[TASK TO COMPLETE]:
In the lines below, output everything from the first line through the line containing "(plotBottom - py)" exactly as it is. Pictures are not part of the output.

[DATA]:
-------------------------

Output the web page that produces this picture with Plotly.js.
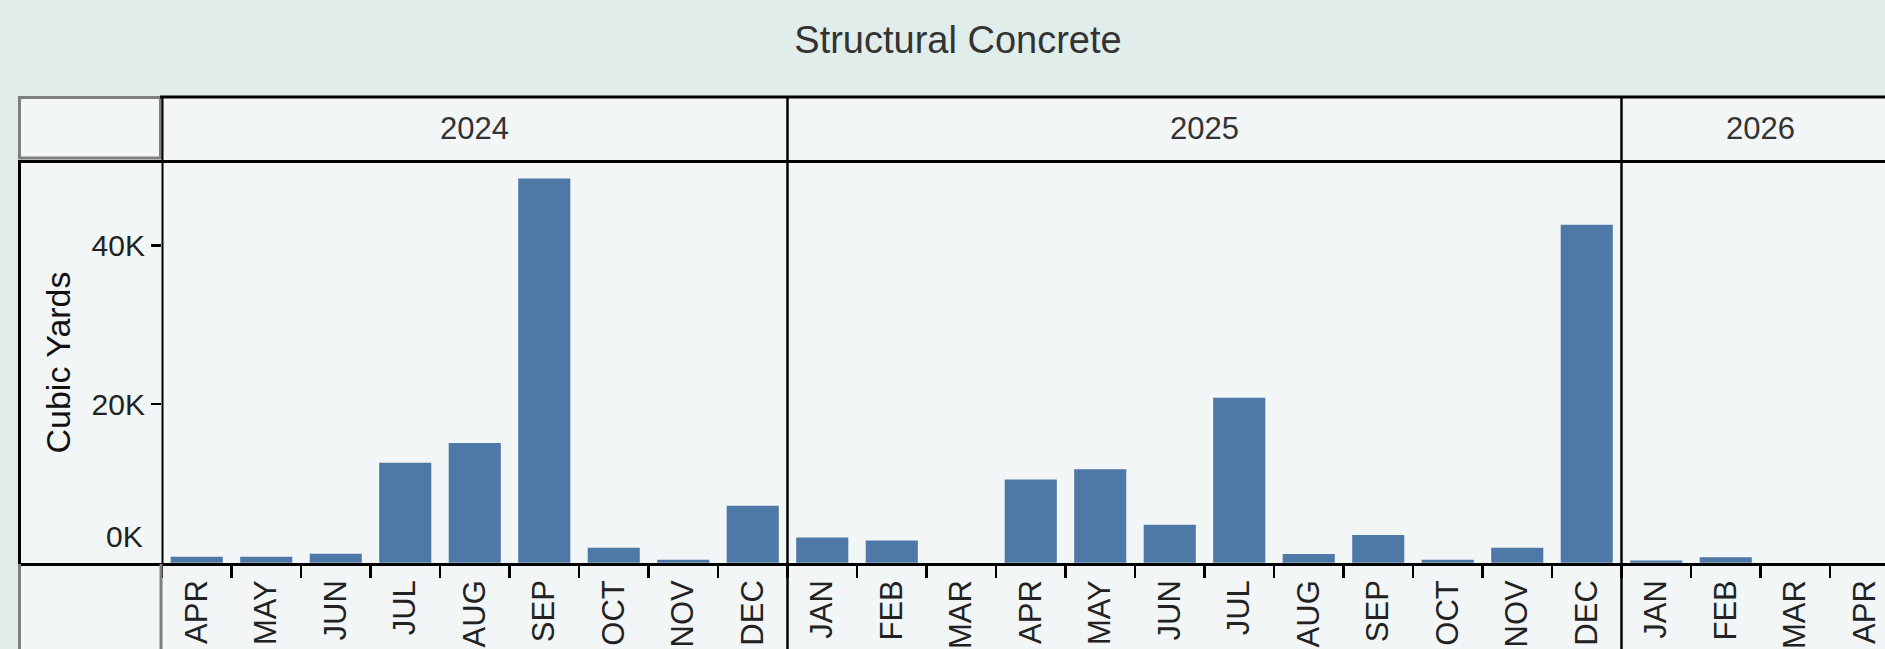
<!DOCTYPE html>
<html>
<head>
<meta charset="utf-8">
<script src="https://cdn.plot.ly/plotly-3.0.1.min.js"></script>
<style>
  html, body { margin: 0; padding: 0; background: #E0EDEA; overflow: hidden; }
  #plot { width: 1885px; height: 649px; }
</style>
</head>
<body>
<div id="plot"></div>
<script>
// data (cubic yards per month)
var years = ['2024', '2025', '2026'];
var months2024 = ['APR', 'MAY', 'JUN', 'JUL', 'AUG', 'SEP', 'OCT', 'NOV', 'DEC'];
var values2024 = [750, 750, 1150, 12600, 15100, 48400, 1900, 400, 7200];
var months2025 = ['JAN', 'FEB', 'MAR', 'APR', 'MAY', 'JUN', 'JUL', 'AUG', 'SEP', 'OCT', 'NOV', 'DEC'];
var values2025 = [3200, 2800, 0, 10500, 11800, 4800, 20800, 1100, 3500, 400, 1900, 42600];
var months2026 = ['JAN', 'FEB', 'MAR', 'APR'];
var values2026 = [300, 700, 0, 0];
var yTickVals = [20000, 40000];
var yTickText = ['20K', '40K'];

var W = 1885, H = 649;
var plotLeft = 162, plotTop = 161, plotBottom = 564;
var unit = 69.5;          // px per month
var fontFamily = 'Liberation Sans, Arial, sans-serif';
var black = '#000000';

function px2x(px) { return (px - plotLeft) / (W - plotLeft); }
function py2y(py) { return (plotBottom - py) / (plotBottom - plotTop); }

var panels = [
  {year: years[0], months: months2024, values: values2024},
  {year: years[1], months: months2025, values: values2025},
  {year: years[2], months: months2026, values: values2026}
];

var data = [];
var layout = {
  width: W, height: H,
  margin: {l: plotLeft, r: 0, t: plotTop, b: H - plotBottom, pad: 0},
  paper_bgcolor: '#E0EDEA',
  plot_bgcolor: '#F2F6F6',
  font: {family: fontFamily, size: 30, color: '#222'},
  showlegend: false,
  hovermode: false,
  bargap: 0.25,
  title: {
    text: 'Structural Concrete',
    font: {family: fontFamily, size: 38, color: '#333'},
    x: 958 / W, xanchor: 'center',
    yref: 'container', y: 1 - 40 / H, yanchor: 'middle'
  },
  yaxis: {
    range: [-150, 50620],
    tickvals: yTickVals, ticktext: yTickText,
    ticks: 'outside', ticklen: 10, tickwidth: 2.5, tickcolor: black,
    tickfont: {size: 30, color: '#222'},
    showgrid: false, zeroline: false, showline: false,
    anchor: 'x', fixedrange: true,
    title: {text: 'Cubic Yards', font: {size: 34, color: '#111'}, standoff: 10}
  },
  shapes: [],
  annotations: []
};

var cum = 0;
panels.forEach(function (p, i) {
  var suffix = i === 0 ? '' : String(i + 1);
  var start = plotLeft + cum * unit;
  var end = start + p.months.length * unit;
  var visEnd = Math.min(end, W);
  data.push({
    type: 'bar',
    x: p.months, y: p.values,
    xaxis: 'x' + suffix, yaxis: 'y',
    marker: {color: '#4E79A7', line: {width: 0}}
  });
  layout['xaxis' + suffix] = {
    type: 'category',
    categoryorder: 'array', categoryarray: p.months,
    domain: [px2x(start), px2x(visEnd)],
    range: [-0.5, -0.5 + (visEnd - start) / unit],
    anchor: 'y',
    tickson: 'boundaries',
    ticks: 'outside', ticklen: 13, tickwidth: 2.5, tickcolor: black,
    tickangle: -90, ticklabelstandoff: 9,
    tickfont: {size: 31, color: '#222'},
    showgrid: false, zeroline: false, showline: false,
    fixedrange: true
  };
  // year header label
  layout.annotations.push({
    text: p.year, showarrow: false,
    xref: 'paper', yref: 'paper',
    x: px2x((start + end) / 2), y: py2y(129),
    xanchor: 'center', yanchor: 'middle',
    font: {size: 31, color: '#333'}
  });
  // separator between year panels
  if (i > 0) {
    layout.shapes.push({
      type: 'line', xref: 'paper', yref: 'paper',
      x0: px2x(start), x1: px2x(start), y0: py2y(96), y1: py2y(H + 5),
      line: {color: black, width: 2.5}
    });
  }
  cum += p.months.length;
});

// zero label sits above the baseline, like the original
layout.annotations.push({
  text: '0K', showarrow: false,
  xref: 'paper', yref: 'y', x: 0, y: 0,
  xanchor: 'right', yanchor: 'middle', xshift: -17, yshift: 26,
  font: {size: 30, color: '#222'}
});

// sheet frame
layout.shapes.push(
  {type: 'rect', xref: 'paper', yref: 'paper', layer: 'below',
   x0: px2x(18), x1: px2x(W + 10), y0: py2y(96), y1: py2y(H + 10),
   fillcolor: '#F2F6F6', line: {width: 0}},
  {type: 'rect', xref: 'paper', yref: 'paper',
   x0: px2x(19.5), x1: px2x(160.5), y0: py2y(97.5), y1: py2y(158),
   line: {color: '#7F7F7F', width: 3}},
  {type: 'line', xref: 'paper', yref: 'paper',
   x0: px2x(160), x1: px2x(W + 10), y0: py2y(97), y1: py2y(97),
   line: {color: black, width: 3}},
  {type: 'line', xref: 'paper', yref: 'paper',
   x0: px2x(18), x1: px2x(W + 10), y0: py2y(161.5), y1: py2y(161.5),
   line: {color: black, width: 3}},
  {type: 'line', xref: 'paper', yref: 'paper',
   x0: px2x(18), x1: px2x(W + 10), y0: py2y(564.5), y1: py2y(564.5),
   line: {color: black, width: 3}},
  {type: 'line', xref: 'paper', yref: 'paper',
   x0: px2x(19.5), x1: px2x(19.5), y0: py2y(161), y1: py2y(564),
   line: {color: black, width: 3}},
  {type: 'line', xref: 'paper', yref: 'paper',
   x0: px2x(19.5), x1: px2x(19.5), y0: py2y(564), y1: py2y(H + 5),
   line: {color: '#7F7F7F', width: 3}},
  {type: 'line', xref: 'paper', yref: 'paper',
   x0: px2x(162.5), x1: px2x(162.5), y0: py2y(96), y1: py2y(564),
   line: {color: black, width: 2}},
  {type: 'line', xref: 'paper', yref: 'paper',
   x0: px2x(161), x1: px2x(161), y0: py2y(564), y1: py2y(H + 5),
   line: {color: '#7F7F7F', width: 3}}
);

Plotly.newPlot('plot', data, layout, {displayModeBar: false, staticPlot: true});
</script>
</body>
</html>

-------------------------

[RESPONSE TO THE EXERCISE]:
Output the web page that produces this picture with Plotly.js.
<!DOCTYPE html>
<html>
<head>
<meta charset="utf-8">
<script src="https://cdn.plot.ly/plotly-3.0.1.min.js"></script>
<style>
  html, body { margin: 0; padding: 0; background: #E0EDEA; overflow: hidden; }
  #plot { width: 1885px; height: 649px; }
</style>
</head>
<body>
<div id="plot"></div>
<script>
// data (cubic yards per month)
var years = ['2024', '2025', '2026'];
var months2024 = ['APR', 'MAY', 'JUN', 'JUL', 'AUG', 'SEP', 'OCT', 'NOV', 'DEC'];
var values2024 = [750, 750, 1150, 12600, 15100, 48400, 1900, 400, 7200];
var months2025 = ['JAN', 'FEB', 'MAR', 'APR', 'MAY', 'JUN', 'JUL', 'AUG', 'SEP', 'OCT', 'NOV', 'DEC'];
var values2025 = [3200, 2800, 0, 10500, 11800, 4800, 20800, 1100, 3500, 400, 1900, 42600];
var months2026 = ['JAN', 'FEB', 'MAR', 'APR'];
var values2026 = [300, 700, 0, 0];
var yTickVals = [20000, 40000];
var yTickText = ['20K', '40K'];

var W = 1885, H = 649;
var plotLeft = 162, plotTop = 161, plotBottom = 564;
var unit = 69.5;          // px per month
var fontFamily = 'Liberation Sans, Arial, sans-serif';
var black = '#000000';

function px2x(px) { return (px - plotLeft) / (W - plotLeft); }
function py2y(py) { return (plotBottom - py) / (plotBottom - plotTop); }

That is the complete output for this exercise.